An example of raw nerves and that heightened sensitivity to security occurred shortly before 8:30 a.m. on Sept. 27, when 911 received a call regarding a suspicious vehicle parked in front of 1661 First Avenue. Several things made the vehicle appear suspicious, especially in a climate where events that once seemed pedestrian-the siren of a passing police car, a fire engine responding to an alarm, a plane flying overhead-now seem fraught with peril.

The truck was a Ryder rental truck. Furthermore, it had temporary Oklahoma license plates. And there were several parking tickets on the windshield.

When the cops who responded to the scene canvassed the area, they learned that local residents had observed the truck sitting in the same location for approximately two weeks. A computer check of the truck’s license plate revealed that it hadn’t been stolen. However, a subsequent telephone conversation between the NYPD and the Ryder Corporation revealed that it had.

At that point, the police set up a safety zone around the truck and the 19th Precinct’s commanding officer, Howard Lawrence, its detective squad and the Emergency Service Unit hurried over. E.S.U. inspected the vehicle and requested the bomb squad. Stores in the area were closed and traffic halted.

The bomb squad arrived and declared the vehicle safe.
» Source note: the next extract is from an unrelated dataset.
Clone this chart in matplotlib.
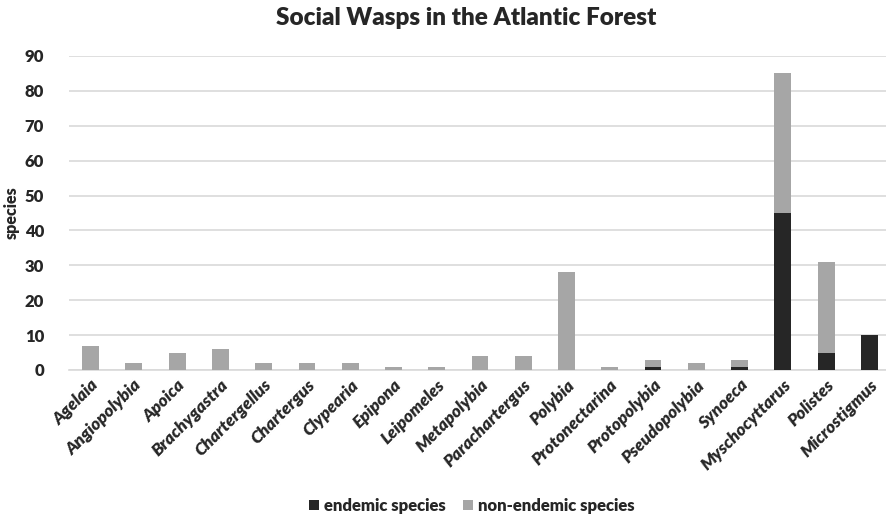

It seems that even in a situation like this, where all signs point to evil intent, there may be a perfectly logical and harmless explanation. A follow-up investigation revealed that the vehicle hadn’t been stolen. It had been rented by the same individual, an East 60th Street resident, for the previous 15 days.

He’d rented it for one week, then decided to keep it for a second week. There was a one-day lapse between the first and second rental periods, explaining why a “stolen” label hadn’t been removed from the truck’s file. The customer promised to move the truck promptly.